All the data management operations such as porfolio creation, onboarding of documents and research for discrepancies are easily performed by the operator throught our platform WizKey Define: the platform features a user interface that allows the execution of clear and highly intuitive operations.

Screenshot of the WizKey platform login page

The operator intuitively creates portfolios and loads the belonging digitized files. This operation is carried out through automated data tape onboarding. Alternately, the drag-and-drop upload of previously digitized documents is available as well.
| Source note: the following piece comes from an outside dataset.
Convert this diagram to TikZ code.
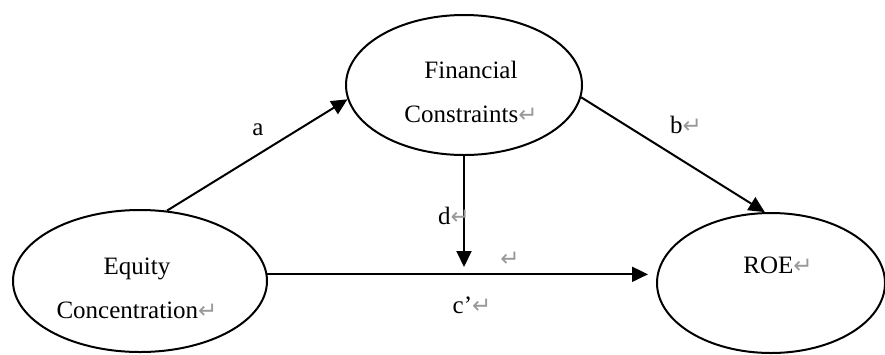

Screenshot of the WizKey platform new portfolio page

Once the credits have been successfully uploaded to the platform, along with the relative digitized PDFs,  the OCR system double-checks searching for discrepancies between the data already extrapolated and available in the platform and the actual data present on the original paper documents. The operator receives notifications from the OCR whenever errors are noticed, he/she can then easily correct these errors by browsing the tabs in the platform and adjusting the specific terms.

Screenshot of the WizKey platform documents digitalization page


New possibilities made possible be the employment of innovative technologies have a positive impact on process management, business performance, research & development but also in data quality and data valorization. The optimization offered by these new technological tools is further amplified by the possibility to employ them through software that is operated remotly thus ensuring flexibility and ease of use for operators. Moreover, when considering businesses that are moving quickly to adapt to remote working conditions, our product nimbly fits in as a solution for our clients that are increasingly relying on digital data management to collect, review and share business-critical documents with board members, council, advisors, and audit teams. The data management model offered by WizKey Define matches the highest standards for intelligibility, user experience and interaction with OCR and AI proving itself as the solution of choise for those operators willing to optimize and innovate their data management.